Re: Excessive TLB flush ranges

Uladzislau Rezki <urezki@xxxxxxxxx> · Wed, 17 May 2023 14:15:11 +0200

On Wed, May 17, 2023 at 01:58:44PM +0200, Thomas Gleixner wrote:
> On Wed, May 17 2023 at 13:26, Uladzislau Rezki wrote:
> > On Tue, May 16, 2023 at 07:04:34PM +0200, Thomas Gleixner wrote:
> >> The proposed flush_tlb_kernel_vas(list, num_pages) mechanism
> >> achieves:
> >> 
> >>   1) It batches multiple ranges to _one_ invocation
> >> 
> >>   2) It lets the architecture decide based on the number of pages
> >>      whether it does a tlb_flush_all() or a flush of individual ranges.
> >> 
> >> Whether the architecture uses IPIs or flushes only locally and the
> >> hardware propagates that is completely irrelevant.
> >> 
> >> Right now any coalesced range, which is huge due to massive holes, takes
> >> decision #2 away.
> >> 
> >> If you want to flush individual VAs from the core vmalloc code then you
> >> lose #1, as the aggregated number of pages might justify a tlb_flush_all().
> >> 
> >> That's a pure architecture decision and all the core code needs to do is
> >> to provide appropriate information and not some completely bogus request
> >> to flush 17312759359 pages, i.e. a ~64.5 TB range, while in reality
> >> there are exactly _three_ distinct pages to flush.
> >> 
> > 1.
> >
> > I think, all two cases(logic) should be moved into ARCH code, so a decision 
> > is made _not_ by vmalloc code how to flush, either fully, if it supported or
> > page by page that require list chasing.
> 
> Which is exactly what my patch does, no?
> 
> > 2.
> > void vfree(const void *addr)
> > {
> > ...
> > 	if (unlikely(vm->flags & VM_FLUSH_RESET_PERMS))
> > 		vm_reset_perms(vm); <----
> > ...
> > }
> >
> > so, all purged areas are drained in a caller context, so it is blocked
> > until the drain is done including flushing. I am not sure why it is done
> > from a caller context.
> >
> > IMHO, it should be deferred same way as we do in:
> >
> > static void free_vmap_area_noflush(struct vmap_area *va)
> 
> How is that avoiding the problem?

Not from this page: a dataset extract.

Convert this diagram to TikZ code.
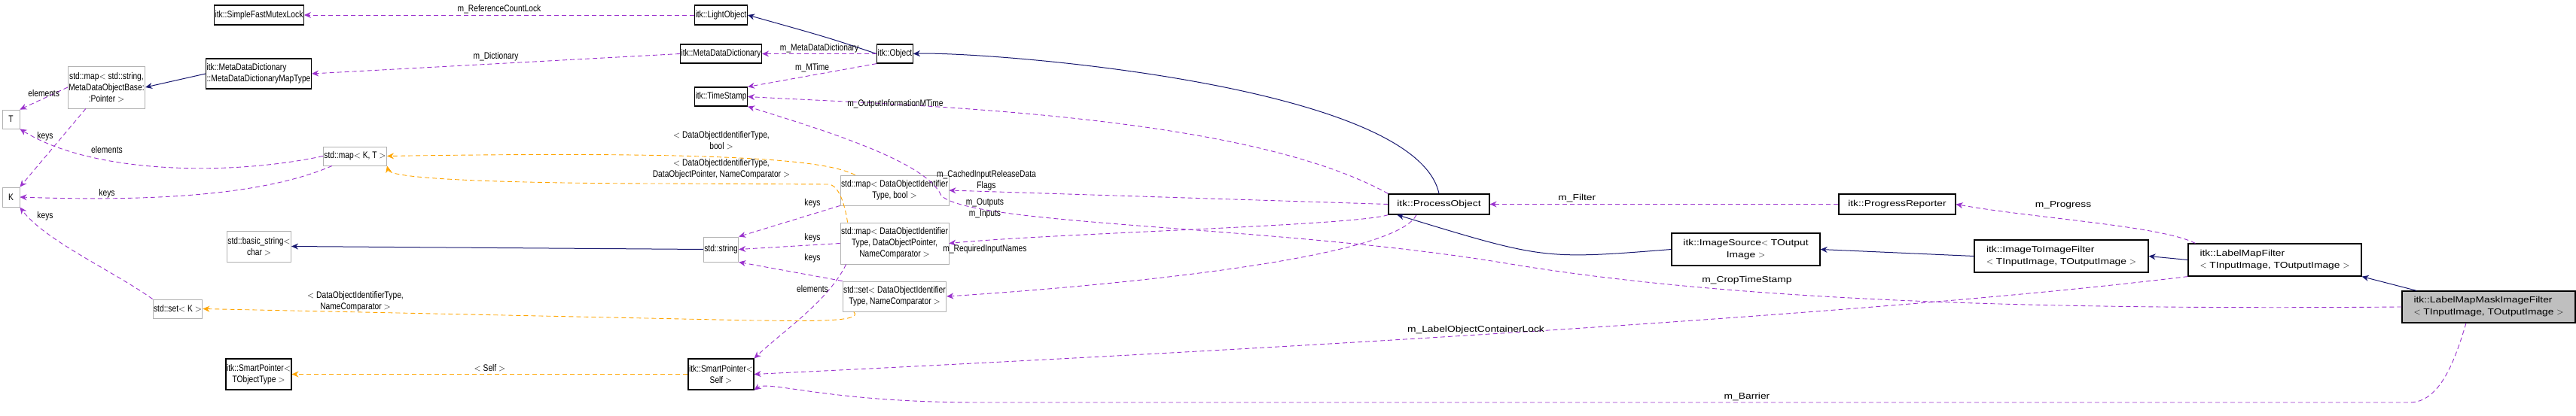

It just deferres it to some point in
> the future. There is no guarantee that batching will be large enough to
> justify a full flush.
>
> > if do not miss the point why vfree() has to do it directly.
> 
> Keeping executable mappings around until some other flush happens is
> obviously neither a brilliant idea nor correct.
> 
It avoids of blocking a caller on vfree() by deferring the freeing into
a workqueue context. At least i got the filling that "your task" that
does vfree() blocks for unacceptable time. It can happen only if it
performs VM_FLUSH_RESET_PERMS freeing(other freeing are deferred):

<snip>
if (unlikely(vm->flags & VM_FLUSH_RESET_PERMS))
	vm_reset_perms(vm);
<snip>

in this case the vfree() can take some time instead of returning back to
a user asap. Is that your issue? I am not talking that TLB flushing takes
time, in this case holding on mutex also can take time.

--
Uladzislau Rezki